Lmao, this is just cope my man. Mamdani won against the exact establishment and system of billionaires you keep claiming as the mechanism that will never allow a leftist candidate from reaching popular support

[–] Signtist@bookwyr.me 1 points 3 weeks ago (1 children)

Cope? I'm ecstatic! I'm so glad that we managed to get politically-minded people to rush in under the larger group of "keep everything the same" voters' noses! But to ignore that group, who accounts for the majority of voters in every presidential election, and is the reason 3rd parties never make it even close to being viable, is nothing short of ignorant.

[–] anarchiddy@lemmy.dbzer0.com 2 points 3 weeks ago (1 children)

politically-minded people

You're misunderstanding the turnout. The record number of voters that turned out are exactly those typical non-voters that you're talking about.

Dems have been hemorrhaging their base because people don't think they do anything for them, and a populist candidate like Mamdani is how democrats bring those disenfranchised voters back.

He is exactly the case in point i'm talking about. Calling those voters 'politically-minded' is the cope.

[–] Signtist@bookwyr.me 1 points 3 weeks ago (1 children)

The non-voters for local elections that I'm talking about are the people who turn up for every presidential election to vote for the people their news show told them to. They're the tens of millions of 50+ year-old people who think Trump is just another republican who needs to be replaced by just another democrat, and the world will be perfect again. Those people don't care about local elections, because they specifically enjoy the current political system, and don't care what new faces enter the political scene.

The people who turned up were the 20-somethings who are politically-minded and are going to change this world for the better if they can keep showing up to polls that the 50+ people ignore.

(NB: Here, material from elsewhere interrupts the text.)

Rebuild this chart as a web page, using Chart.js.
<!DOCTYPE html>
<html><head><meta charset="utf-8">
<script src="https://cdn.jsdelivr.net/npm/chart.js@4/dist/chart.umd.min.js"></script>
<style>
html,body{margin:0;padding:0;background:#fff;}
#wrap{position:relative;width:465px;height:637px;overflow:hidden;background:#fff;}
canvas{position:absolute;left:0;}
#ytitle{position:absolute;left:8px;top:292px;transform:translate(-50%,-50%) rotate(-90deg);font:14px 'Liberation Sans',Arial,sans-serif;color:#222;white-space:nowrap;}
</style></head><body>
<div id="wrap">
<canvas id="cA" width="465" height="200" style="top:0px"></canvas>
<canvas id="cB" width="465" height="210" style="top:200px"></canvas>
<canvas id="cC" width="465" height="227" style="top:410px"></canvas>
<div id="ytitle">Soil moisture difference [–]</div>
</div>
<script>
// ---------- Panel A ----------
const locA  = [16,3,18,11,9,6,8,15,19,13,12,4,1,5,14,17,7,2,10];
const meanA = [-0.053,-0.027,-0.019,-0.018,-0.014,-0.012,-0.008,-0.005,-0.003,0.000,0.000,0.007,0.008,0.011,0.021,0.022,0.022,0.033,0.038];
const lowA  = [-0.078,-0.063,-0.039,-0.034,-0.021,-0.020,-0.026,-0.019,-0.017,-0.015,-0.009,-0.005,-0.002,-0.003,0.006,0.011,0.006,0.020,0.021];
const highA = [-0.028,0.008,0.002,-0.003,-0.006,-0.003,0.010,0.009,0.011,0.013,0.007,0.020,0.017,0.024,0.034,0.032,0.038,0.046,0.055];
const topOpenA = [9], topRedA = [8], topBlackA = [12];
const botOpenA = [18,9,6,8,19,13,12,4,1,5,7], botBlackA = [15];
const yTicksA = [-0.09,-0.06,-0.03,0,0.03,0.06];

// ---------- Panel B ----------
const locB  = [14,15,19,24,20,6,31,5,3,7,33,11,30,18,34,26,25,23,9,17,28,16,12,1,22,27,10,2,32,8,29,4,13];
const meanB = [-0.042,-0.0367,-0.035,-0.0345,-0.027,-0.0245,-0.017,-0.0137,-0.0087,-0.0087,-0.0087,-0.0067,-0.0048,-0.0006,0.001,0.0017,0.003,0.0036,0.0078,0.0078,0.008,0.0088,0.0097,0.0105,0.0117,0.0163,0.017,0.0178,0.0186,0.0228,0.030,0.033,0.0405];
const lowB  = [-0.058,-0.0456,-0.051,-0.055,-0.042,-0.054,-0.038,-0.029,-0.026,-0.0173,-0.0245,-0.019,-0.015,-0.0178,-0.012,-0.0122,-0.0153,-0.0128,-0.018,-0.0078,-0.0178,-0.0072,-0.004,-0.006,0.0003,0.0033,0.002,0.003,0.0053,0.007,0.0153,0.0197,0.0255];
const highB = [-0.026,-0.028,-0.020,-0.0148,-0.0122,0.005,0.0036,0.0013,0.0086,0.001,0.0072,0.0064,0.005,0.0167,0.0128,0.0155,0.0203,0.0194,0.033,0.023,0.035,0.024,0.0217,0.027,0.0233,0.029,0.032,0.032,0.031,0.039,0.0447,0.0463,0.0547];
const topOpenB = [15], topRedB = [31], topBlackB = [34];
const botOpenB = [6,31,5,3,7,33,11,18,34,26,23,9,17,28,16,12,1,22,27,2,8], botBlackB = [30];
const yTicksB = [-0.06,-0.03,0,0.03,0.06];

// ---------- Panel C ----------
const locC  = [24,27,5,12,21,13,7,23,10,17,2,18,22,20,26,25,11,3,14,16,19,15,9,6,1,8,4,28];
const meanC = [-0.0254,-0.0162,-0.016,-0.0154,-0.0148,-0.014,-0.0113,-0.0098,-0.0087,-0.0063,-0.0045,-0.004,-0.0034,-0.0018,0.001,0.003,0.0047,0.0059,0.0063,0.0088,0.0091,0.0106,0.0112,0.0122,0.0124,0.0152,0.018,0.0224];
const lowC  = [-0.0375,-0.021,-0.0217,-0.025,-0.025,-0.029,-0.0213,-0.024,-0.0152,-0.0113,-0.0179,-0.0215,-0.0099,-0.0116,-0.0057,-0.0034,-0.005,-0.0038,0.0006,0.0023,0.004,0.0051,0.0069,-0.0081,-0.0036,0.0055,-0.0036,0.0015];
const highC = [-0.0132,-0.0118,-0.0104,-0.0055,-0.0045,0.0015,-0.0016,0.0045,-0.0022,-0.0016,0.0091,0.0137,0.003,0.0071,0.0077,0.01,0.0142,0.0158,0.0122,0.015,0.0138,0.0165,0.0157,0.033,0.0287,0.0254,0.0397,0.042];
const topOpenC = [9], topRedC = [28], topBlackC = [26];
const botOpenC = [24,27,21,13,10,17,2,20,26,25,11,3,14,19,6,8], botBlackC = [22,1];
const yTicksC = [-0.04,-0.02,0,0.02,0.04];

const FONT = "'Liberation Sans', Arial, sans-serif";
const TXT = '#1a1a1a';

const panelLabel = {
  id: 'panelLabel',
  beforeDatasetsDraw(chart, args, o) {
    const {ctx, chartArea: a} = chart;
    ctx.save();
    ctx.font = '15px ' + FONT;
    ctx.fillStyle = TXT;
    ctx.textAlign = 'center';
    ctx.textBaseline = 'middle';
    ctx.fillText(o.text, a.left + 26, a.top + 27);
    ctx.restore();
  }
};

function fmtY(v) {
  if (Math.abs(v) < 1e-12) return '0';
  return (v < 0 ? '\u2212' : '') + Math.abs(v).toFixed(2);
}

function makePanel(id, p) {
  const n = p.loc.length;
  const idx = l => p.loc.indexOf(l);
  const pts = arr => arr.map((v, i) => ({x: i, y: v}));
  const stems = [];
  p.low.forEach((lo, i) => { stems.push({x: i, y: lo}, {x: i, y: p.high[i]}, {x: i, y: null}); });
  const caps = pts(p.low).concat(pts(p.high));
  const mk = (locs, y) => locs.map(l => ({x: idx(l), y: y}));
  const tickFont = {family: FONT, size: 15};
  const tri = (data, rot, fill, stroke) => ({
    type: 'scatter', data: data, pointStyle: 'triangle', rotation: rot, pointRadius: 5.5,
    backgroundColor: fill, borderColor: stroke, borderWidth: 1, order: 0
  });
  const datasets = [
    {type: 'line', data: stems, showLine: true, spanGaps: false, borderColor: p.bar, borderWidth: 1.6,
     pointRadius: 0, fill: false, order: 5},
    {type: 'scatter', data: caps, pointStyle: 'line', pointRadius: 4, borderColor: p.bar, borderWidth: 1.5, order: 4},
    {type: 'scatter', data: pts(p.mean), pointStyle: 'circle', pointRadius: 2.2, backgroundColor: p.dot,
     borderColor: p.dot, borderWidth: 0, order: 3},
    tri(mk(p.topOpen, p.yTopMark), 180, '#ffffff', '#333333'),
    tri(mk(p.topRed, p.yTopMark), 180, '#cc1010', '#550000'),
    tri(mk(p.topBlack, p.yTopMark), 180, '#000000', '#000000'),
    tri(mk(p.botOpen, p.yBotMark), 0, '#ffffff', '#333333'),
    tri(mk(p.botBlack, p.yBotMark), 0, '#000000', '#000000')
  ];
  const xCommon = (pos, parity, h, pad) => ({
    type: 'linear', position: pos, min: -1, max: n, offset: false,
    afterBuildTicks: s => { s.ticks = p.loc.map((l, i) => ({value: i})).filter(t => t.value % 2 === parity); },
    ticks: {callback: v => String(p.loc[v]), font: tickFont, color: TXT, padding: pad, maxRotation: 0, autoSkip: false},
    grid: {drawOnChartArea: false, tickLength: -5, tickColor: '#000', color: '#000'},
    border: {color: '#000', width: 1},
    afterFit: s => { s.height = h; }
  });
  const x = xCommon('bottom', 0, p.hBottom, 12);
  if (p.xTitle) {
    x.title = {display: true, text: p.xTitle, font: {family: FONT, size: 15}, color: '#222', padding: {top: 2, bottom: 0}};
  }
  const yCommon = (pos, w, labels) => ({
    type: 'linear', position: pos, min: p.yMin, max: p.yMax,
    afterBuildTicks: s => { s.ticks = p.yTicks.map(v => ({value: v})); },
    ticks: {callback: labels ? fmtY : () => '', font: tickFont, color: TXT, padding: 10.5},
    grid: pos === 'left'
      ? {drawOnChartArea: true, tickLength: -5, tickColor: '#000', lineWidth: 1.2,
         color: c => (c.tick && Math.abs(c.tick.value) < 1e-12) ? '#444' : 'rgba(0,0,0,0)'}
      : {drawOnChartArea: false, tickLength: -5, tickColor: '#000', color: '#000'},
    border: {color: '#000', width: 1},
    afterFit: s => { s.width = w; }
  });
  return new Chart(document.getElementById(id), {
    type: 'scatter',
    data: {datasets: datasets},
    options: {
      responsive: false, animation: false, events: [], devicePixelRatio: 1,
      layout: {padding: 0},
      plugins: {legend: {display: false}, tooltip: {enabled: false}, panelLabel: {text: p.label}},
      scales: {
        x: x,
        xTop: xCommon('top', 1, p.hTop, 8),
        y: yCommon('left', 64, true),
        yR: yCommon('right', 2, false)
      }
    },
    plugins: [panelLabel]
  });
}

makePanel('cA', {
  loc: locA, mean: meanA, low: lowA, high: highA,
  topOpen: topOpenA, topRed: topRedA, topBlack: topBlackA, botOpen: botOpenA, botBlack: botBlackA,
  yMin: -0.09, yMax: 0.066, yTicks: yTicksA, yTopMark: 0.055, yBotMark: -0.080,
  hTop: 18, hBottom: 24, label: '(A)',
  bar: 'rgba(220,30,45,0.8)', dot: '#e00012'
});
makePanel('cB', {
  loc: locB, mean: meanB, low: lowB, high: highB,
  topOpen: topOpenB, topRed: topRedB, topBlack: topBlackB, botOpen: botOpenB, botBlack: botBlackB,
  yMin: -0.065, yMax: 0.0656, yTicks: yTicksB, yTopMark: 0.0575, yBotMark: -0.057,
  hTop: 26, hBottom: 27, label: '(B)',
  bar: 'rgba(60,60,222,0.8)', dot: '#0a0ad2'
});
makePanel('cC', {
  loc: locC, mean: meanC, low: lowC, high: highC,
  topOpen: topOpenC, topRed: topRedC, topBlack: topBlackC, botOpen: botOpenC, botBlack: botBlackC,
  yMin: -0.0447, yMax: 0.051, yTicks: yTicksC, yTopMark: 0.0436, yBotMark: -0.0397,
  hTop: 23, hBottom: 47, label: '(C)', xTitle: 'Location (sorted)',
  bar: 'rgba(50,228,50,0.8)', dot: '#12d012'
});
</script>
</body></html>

[–] anarchiddy@lemmy.dbzer0.com 3 points 3 weeks ago

The people who turned up were the 20-somethings who are politically-minded

When voting turnout exceeds expected numbers, we call those additional voters 'low-propensity'. It doesn't matter if it's a national election or a local one - when turnout blows out expectations, that's a high-enthusiasm election. Trying to describe those low-propensity voters as 'politically-minded' seems intentionally misleading, since I can only assume that's based on the fact that they turned out when they were expected not to (i.e. they turned out because they responded to a typically low-turnout election, thus they must be 'politically-minded').

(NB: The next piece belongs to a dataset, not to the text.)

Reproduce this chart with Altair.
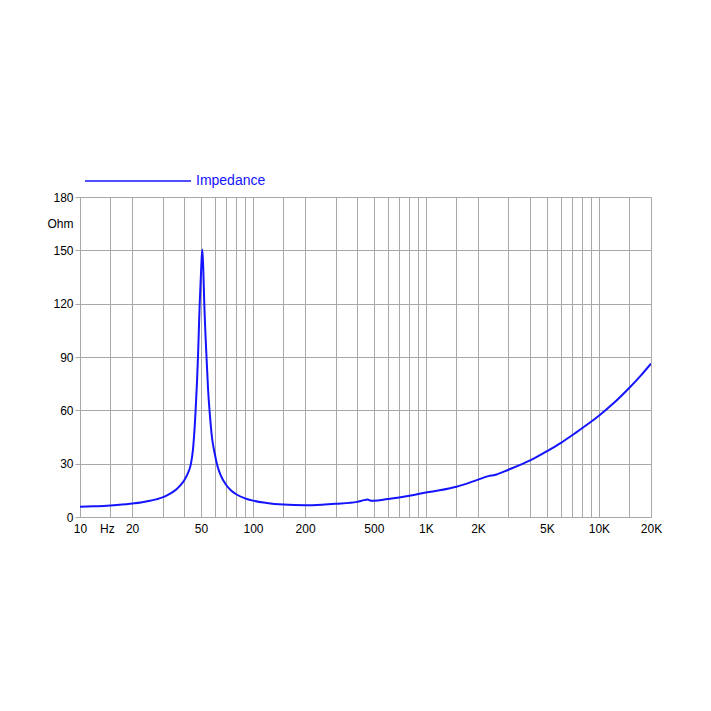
import altair as alt
import pandas as pd

# Frequency (Hz) and impedance (Ohm)
freq = [10, 12, 15, 17.5, 20, 22.5, 25, 27.5, 30, 33, 36, 38, 40, 42, 43.8, 45,
        46.6, 48.1, 49.2, 50.2, 50.9, 51.5, 52.3, 54, 55, 56.4, 57.9, 60, 62.2,
        65, 70, 75, 80, 90, 100, 120, 150, 200, 250, 300, 400, 440, 460,
        480, 500, 600, 700, 850, 1000, 1200, 1500, 2000, 2300, 2500, 3000,
        4000, 5000, 6000, 7000, 8000, 9000, 10000, 12000, 15000, 17500, 20000]
ohm = [5.7, 6.0, 6.5, 7.0, 7.6, 8.2, 9.0, 9.9, 11.0, 13.0, 15.5, 17.8, 20.5,
       24.5, 30, 38, 60, 90, 120, 140, 150.5, 142, 120, 88, 72, 57, 45, 36, 29,
       23.6, 18, 14.8, 12.8, 10.5, 9.2, 7.9, 7.0, 6.6, 6.9, 7.4, 8.5, 9.5, 9.8,
       9.2, 9.1, 10.1, 11.0, 12.4, 13.8, 15.0, 17.0, 21.0, 23.0, 23.6, 26.6,
       31.8, 37.0, 41.6, 46.0, 50.0, 53.6, 57.0, 63.5, 72.7, 79.7, 86.3]

series_name = "Impedance"

# Axis ticks / grid positions
x_grid = [10, 15, 20, 30, 40, 50, 60, 70, 80, 90,
          100, 150, 200, 300, 400, 500, 600, 700, 800, 900,
          1000, 1500, 2000, 3000, 4000, 5000, 6000, 7000, 8000, 9000,
          10000, 15000, 20000]
x_labels = {10: "10", 14.3: "Hz", 20: "20", 50: "50", 100: "100", 200: "200",
            500: "500", 1000: "1K", 2000: "2K", 5000: "5K", 10000: "10K",
            20000: "20K"}
y_ticks = [0, 30, 60, 90, 120, 150, 180]
y_unit_pos = 165
y_unit = "Ohm"

df = pd.DataFrame({"f": freq, "z": ohm, "s": series_name})

x_values = sorted(set(x_grid) | set(x_labels.keys()))
label_expr = " : ".join(
    [f"datum.value == {k} ? '{v}'" for k, v in x_labels.items()]) + " : ''"
label_keys = " || ".join([f"datum.value == {k}" for k in x_labels if k not in x_grid])

y_values = y_ticks + [y_unit_pos]

FONT = "Liberation Sans"
GRID = "#a8a8a8"
BLUE = "#1414ff"

line = alt.Chart(df).mark_line(strokeWidth=2, clip=True, interpolate="monotone").encode(
    x=alt.X("f:Q",
            scale=alt.Scale(type="log", domain=[10, 20000], nice=False),
            axis=alt.Axis(values=x_values, labelExpr=label_expr, title=None,
                          grid=True, gridColor=GRID,
                          gridOpacity={"condition": {"test": label_keys, "value": 0}, "value": 1},
                          ticks=False, labelPadding=6, domainColor=GRID,
                          labelFont=FONT, labelFontSize=12, labelColor="#000",
                          labelFlush=False, labelOverlap=False)),
    y=alt.Y("z:Q",
            scale=alt.Scale(domain=[0, 180], nice=False),
            axis=alt.Axis(values=y_values,
                          labelExpr=f"datum.value == {y_unit_pos} ? '{y_unit}' : datum.label",
                          title=None, grid=True, gridColor=GRID,
                          gridOpacity={"condition": {"test": f"datum.value == {y_unit_pos}", "value": 0}, "value": 1},
                          tickOpacity={"condition": {"test": f"datum.value == {y_unit_pos}", "value": 0}, "value": 1},
                          tickSize=5, tickColor=GRID, labelPadding=2, domainColor=GRID,
                          labelFont=FONT, labelFontSize=12, labelColor="#000",
                          labelOverlap=False)),
    color=alt.Color("s:N",
                    scale=alt.Scale(range=[BLUE]),
                    legend=alt.Legend(title=None, orient="none", legendX=4, legendY=-70,
                                      symbolType="stroke", symbolSize=11236,
                                      symbolStrokeWidth=1.5, labelColor=BLUE,
                                      labelFont=FONT, labelFontSize=14, labelOffset=4,
                                      padding=0)),
)

chart = line.properties(
    width=571, height=320,
    autosize=alt.AutoSizeParams(type="none"),
    padding={"left": 72, "top": 189, "right": 40, "bottom": 150},
).configure_view(stroke=None).configure(background="white")

chart.save("out.html", embed_options={"renderer": "svg", "actions": False})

Setting aside the circular definition - any time a candidate is able to turn out more voters than expected, that's a definitionally good candidate by any electoral standard. The question isn't really 'who would non-voters have voted for if it were a national election?', but, 'does this election translate to a national voter base?'. And while that's not something you can easily generalize, Mamdani did run on policies that are resoundingly popular in all 50 states. There's very little reason he wouldn't have performed better-than-average on a national stage given what we know for certain.

All this to say: anyone trying to downplay the significance of an Indian-American, Muslim, Democratic Socialist sweeping an election against one of the most famous political dynasty names in the US, where corporate media across the entire political spectrum were united against him, and where opposition spent tens (if not hundreds) of millions of dollar more than him - and in of all places the financial capital of the world and in a city that was the sight of the most famous terrorist attack conducted by Arab Muslims in the western world - is absolutely coping. That kind of candidate winning in a place like New York would have been inconceivable since at least 2001.

You can deny it as a significant moment of socialist achievement if you want, but you'd be fooling only yourself.